Civil society’s cautious optimism
Local NGOs such as Réseau Femme et Développement recognise palpable progress, particularly in urban centres where police commissioners increasingly treat ejection of widows as a criminal matter rather than a ‘family dispute’. Nevertheless, they caution that the law’s reach depends on logistical realities: in Sangha Department a single tribunal covers an area larger than Belgium, rendering prompt recourse elusive. Activist Brigitte Okemba argues that awareness campaigns must move beyond billboards. Her organisation now trains market-based paralegals who guide affected women through administrative procedures, a model recently cited by the Economic Community of Central African States as best practice.
Diplomatic and regional perspectives
Embassy human-rights attachés in Brazzaville privately acknowledge that Congo-Brazzaville’s legislative framework compares favourably with many of its neighbours. In the Democratic Republic of Congo, for instance, heirs may still invoke a customary waiver overriding statutory spousal rights, while in Gabon a 2022 decree abolished obligatory widowhood confinement only after considerable public protest. Congo’s strategy therefore serves as a reference point in regional dialogues on legal pluralism, offering a template that balances respect for cultural identity with incremental harmonisation toward international norms.

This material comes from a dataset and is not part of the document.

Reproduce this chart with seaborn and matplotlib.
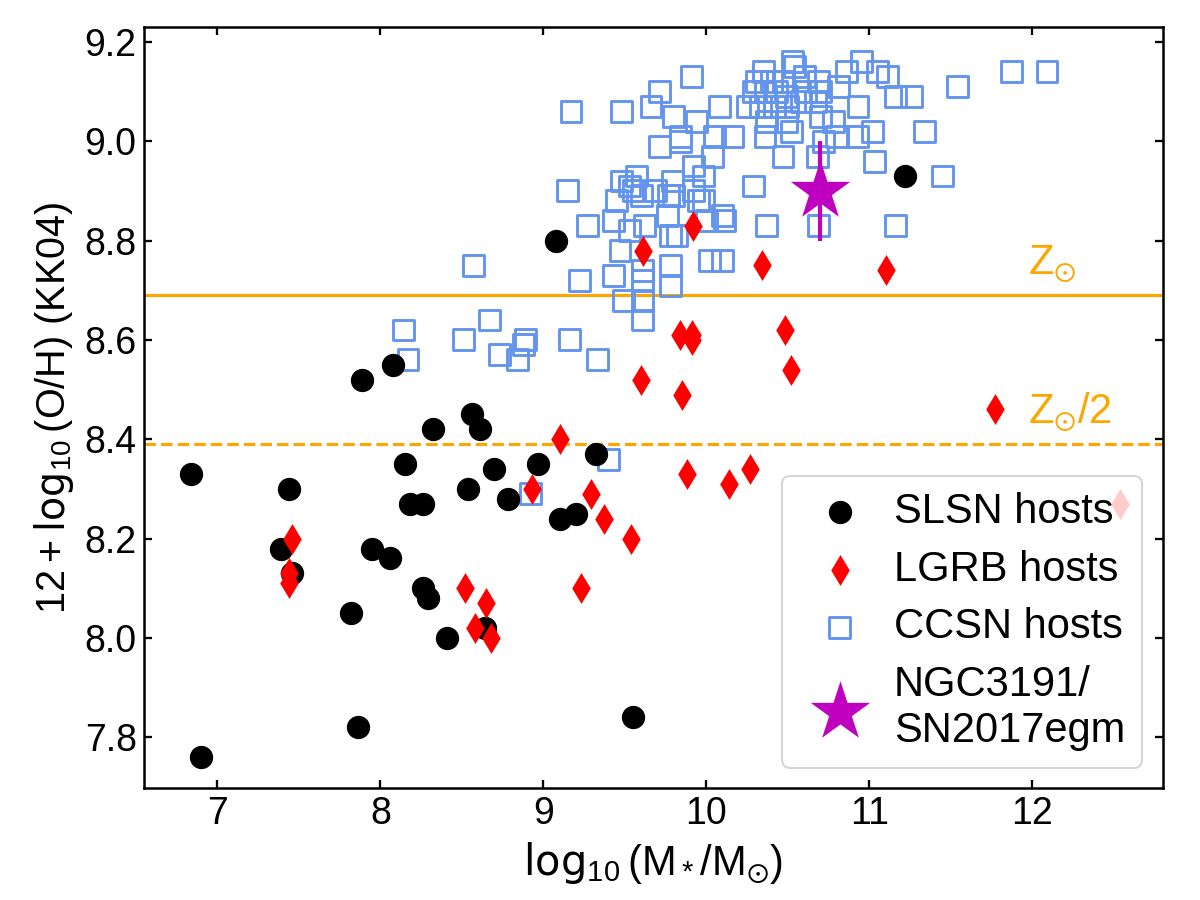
import matplotlib
matplotlib.use('Agg')
import matplotlib.pyplot as plt
import seaborn as sns

# SLSN hosts (log stellar mass, 12+log(O/H))
slsn_mass = [6.84, 6.90, 7.39, 7.44, 7.46, 7.82, 7.86, 7.89, 7.95, 8.06, 8.08,
             8.15, 8.18, 8.26, 8.26, 8.29, 8.32, 8.41, 8.54, 8.56, 8.61, 8.64,
             8.70, 8.78, 8.97, 9.08, 9.10, 9.20, 9.32, 9.55, 11.22]
slsn_oh = [8.33, 7.76, 8.18, 8.30, 8.13, 8.05, 7.82, 8.52, 8.18, 8.16, 8.55,
           8.35, 8.27, 8.27, 8.10, 8.08, 8.42, 8.00, 8.30, 8.45, 8.42, 8.02,
           8.34, 8.28, 8.35, 8.80, 8.24, 8.25, 8.37, 7.84, 8.93]

# LGRB hosts
lgrb_mass = [7.44, 7.44, 7.46, 8.52, 8.58, 8.65, 8.68, 8.93, 9.10, 9.23, 9.29,
             9.37, 9.54, 9.60, 9.61, 9.84, 9.85, 9.88, 9.91, 9.91, 9.92, 10.14,
             10.27, 10.34, 10.48, 10.52, 11.10, 11.77, 12.54]
lgrb_oh = [8.13, 8.11, 8.20, 8.10, 8.02, 8.07, 8.00, 8.30, 8.40, 8.10, 8.29,
           8.24, 8.20, 8.52, 8.78, 8.61, 8.49, 8.33, 8.61, 8.60, 8.83, 8.31,
           8.34, 8.75, 8.62, 8.54, 8.74, 8.46, 8.27]

# CCSN hosts
ccsn_mass = [8.14, 8.17, 8.51, 8.57, 8.67, 8.73, 8.84, 8.88, 8.89, 8.92, 9.15,
             9.16, 9.22, 9.27, 9.33, 9.40, 9.17,
             9.43, 9.43, 9.47, 9.45, 9.48, 9.48, 9.49, 9.53, 9.53, 9.55, 9.57,
             9.60, 9.61, 9.61, 9.61, 9.61, 9.62, 9.66, 9.69, 9.71, 9.71, 9.76,
             9.77, 9.78, 9.78, 9.78, 9.79, 9.80, 9.80, 9.82, 9.84, 9.84, 9.91,
             9.92, 9.92, 9.94, 9.95, 9.98, 9.98, 10.00, 10.02, 10.04, 10.05,
             10.08, 10.10, 10.10, 10.11, 10.16,
             10.25, 10.29, 10.29, 10.31, 10.33, 10.35, 10.36, 10.36, 10.37,
             10.37, 10.40, 10.42, 10.43, 10.47, 10.47, 10.49, 10.49, 10.50,
             10.52, 10.53, 10.54, 10.58, 10.60, 10.61, 10.67, 10.68, 10.69,
             10.69, 10.70, 10.70, 10.72, 10.78, 10.80, 10.81, 10.86, 10.93,
             10.93, 10.95, 11.02, 11.03, 11.05, 11.11, 11.16, 11.16, 11.26,
             11.34, 11.45, 11.54, 11.87, 12.09]
ccsn_oh = [8.62, 8.56, 8.60, 8.75, 8.64, 8.57, 8.56, 8.59, 8.60, 8.29, 8.90,
           8.60, 8.72, 8.83, 8.56, 8.36, 9.06,
           8.84, 8.73, 8.78, 8.88, 8.92, 9.06, 8.68, 8.82, 8.91, 8.90, 8.93,
           8.89, 8.74, 8.72, 8.68, 8.64, 8.83, 9.07, 8.90, 9.10, 8.99, 8.85,
           8.89, 8.81, 8.75, 8.71, 8.92, 9.05, 8.89, 8.81, 9.01, 9.00, 9.13,
           8.95, 8.90, 9.04, 8.88, 8.93, 8.88, 8.84, 8.76, 8.97, 9.01,
           9.07, 8.76, 8.85, 8.84, 9.01,
           9.07, 8.91, 9.10, 9.12, 9.07, 9.14, 9.10, 9.01, 9.04,
           8.83, 9.12, 9.07, 9.10, 9.12, 8.97, 9.09, 9.04, 9.07,
           9.02, 9.16, 9.15, 9.08, 9.13, 9.10, 9.08, 8.97, 9.12,
           8.83, 9.10, 9.05, 9.00, 9.04, 9.01, 9.11, 9.14, 9.07,
           9.01, 9.16, 9.02, 8.96, 9.14, 9.13, 9.09, 8.83, 9.09,
           9.02, 8.93, 9.11, 9.14, 9.14]

# NGC3191 / SN2017egm
sn_mass = [10.70]
sn_oh = [8.90]
sn_err = [0.10]

z_sun = 8.69
z_half = 8.39

sns.set_style('ticks')
plt.rcParams['font.family'] = ['Liberation Sans', 'DejaVu Sans']
plt.rcParams['mathtext.default'] = 'regular'
for key in ['text.color', 'axes.labelcolor', 'xtick.color', 'ytick.color',
            'axes.edgecolor']:
    plt.rcParams[key] = 'black'

fig, ax = plt.subplots(figsize=(8, 6), dpi=150)
fig.subplots_adjust(left=0.12, right=0.969, bottom=0.124, top=0.97)

sns.scatterplot(x=slsn_mass, y=slsn_oh, ax=ax, marker='o', color='black',
                s=125, linewidth=0, label='SLSN hosts', zorder=3)
sns.scatterplot(x=lgrb_mass, y=lgrb_oh, ax=ax, marker='d', color='red',
                s=110, linewidth=0, label='LGRB hosts', zorder=4)
sns.scatterplot(x=ccsn_mass, y=ccsn_oh, ax=ax, marker='s', facecolor='none',
                edgecolor='cornflowerblue', s=100, linewidth=1.4,
                label='CCSN hosts', zorder=2)
sns.scatterplot(x=sn_mass, y=sn_oh, ax=ax, marker='*', color='m', s=900,
                linewidth=0, label='NGC3191/\nSN2017egm', zorder=5)
ax.errorbar(sn_mass, sn_oh, yerr=sn_err, fmt='none', ecolor='m',
            elinewidth=2, zorder=6)

ax.axhline(z_sun, color='orange', lw=1.5, zorder=1)
ax.axhline(z_half, color='orange', lw=1.5, ls='--', zorder=1)
ax.text(11.97, z_sun + 0.02, r'$Z_{\odot}$', color='orange', fontsize=20,
        ha='left', va='bottom')
ax.text(11.97, z_half + 0.02, r'$Z_{\odot}/2$', color='orange', fontsize=20,
        ha='left', va='bottom')

ax.set_xlim(6.55, 12.8)
ax.set_ylim(7.697, 9.23)
ax.set_xticks([7, 8, 9, 10, 11, 12])
ax.set_yticks([7.8, 8.0, 8.2, 8.4, 8.6, 8.8, 9.0, 9.2])
ax.tick_params(direction='in', top=True, right=True, labelsize=18,
               length=4, width=1.1)
for sp in ax.spines.values():
    sp.set_linewidth(1.2)

ax.set_xlabel(r'$\log_{10}(M_*/M_{\odot})$', fontsize=20)
ax.set_ylabel(r'$12+\log_{10}$(O/H) (KK04)', fontsize=19)

ax.legend(loc='lower right', fontsize=20, frameon=True, labelspacing=0.42,
          handletextpad=0.3)

fig.savefig('out.png', dpi=150)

Navigating the path from norm to practice
What emerges from Madibou’s televised dispute is neither a wholesale failure of state protection nor an immutable tyranny of tradition. Rather, the case dramatizes the slow pivot from communal jurisprudence to codified law—a transition that rarely proceeds in a straight line. Judicial enforcement, sensitisation of lineage chiefs and economic empowerment of widows form the triptych upon which sustainable change hinges. As Congo-Brazzaville advances its Vision 2025 development agenda, integrating the procedural safeguards already on paper into the daily calculus of every household will be the metric by which diplomats, investors and—most importantly—the widows themselves will gauge progress.